Design Decisions¶
This document explains the key architectural choices behind Mirach.
Local-first STT and TTS, cloud LLM¶
Mirach keeps speech-to-text and text-to-speech local (Whisper and Piper) but uses a cloud LLM via OpenCode. This balances:
- Privacy: Voice recordings never leave your machine. Only the transcribed text is sent to the LLM.
- Speed: Local STT and TTS have ~0.5s latency each, independent of network conditions.
- Intelligence: Cloud LLMs provide capabilities that local models can't match (yet).
For fully local operation, you can point OpenCode to a local Ollama instance.
Daemon architecture¶
Models stay in RAM permanently. The alternative — loading Whisper and Piper on every invocation — would add 3-7 seconds of cold-start latency per interaction.

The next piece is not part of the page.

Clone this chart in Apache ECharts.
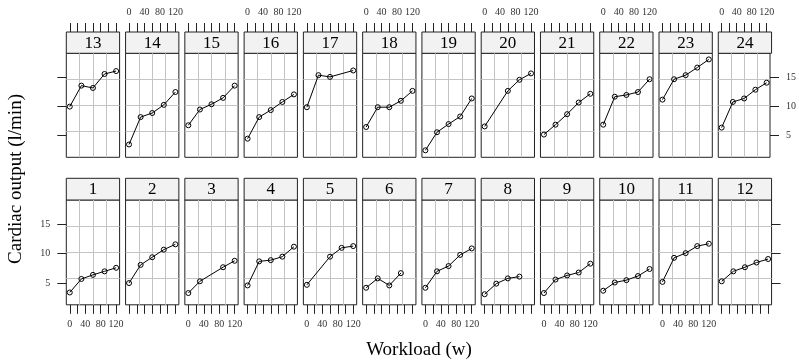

Single hotkey, three states¶
One key for record, process, and interrupt. This matches how people actually use voice assistants: you want to interrupt a wrong response and immediately say something different, without reaching for a second button.
Whisper medium + int8¶
The original setup used large-v3-turbo with float16 (~2.3 GB VRAM). The switch to medium with int8 (~700 MB VRAM) trades 0.2s of transcription speed for 1.6 GB of VRAM savings — a worthwhile trade since the LLM call takes seconds anyway.
User scripts over hardcoded patterns¶
Custom voice commands live in a gitignored user_scripts/ directory with metadata comments. This makes triggers personal (not in the repo), extensible (just add a file), and self-documenting.
Progressive feedback¶
During long LLM calls, escalating feedback (fillers → notifications → "still working" messages) prevents users from thinking the daemon has crashed. Fillers are pre-baked as WAV files for zero-latency playback.
Markdown conversation logs¶
Conversations are saved as Markdown, not JSON or a database. This makes them human-readable, git-friendly, and compatible with any Markdown tool. The latest.md symlink provides quick access.
Session persistence¶
The OpenCode session ID is saved to disk so conversations survive daemon restarts and system reboots. A 1-hour idle timeout ensures stale sessions eventually expire.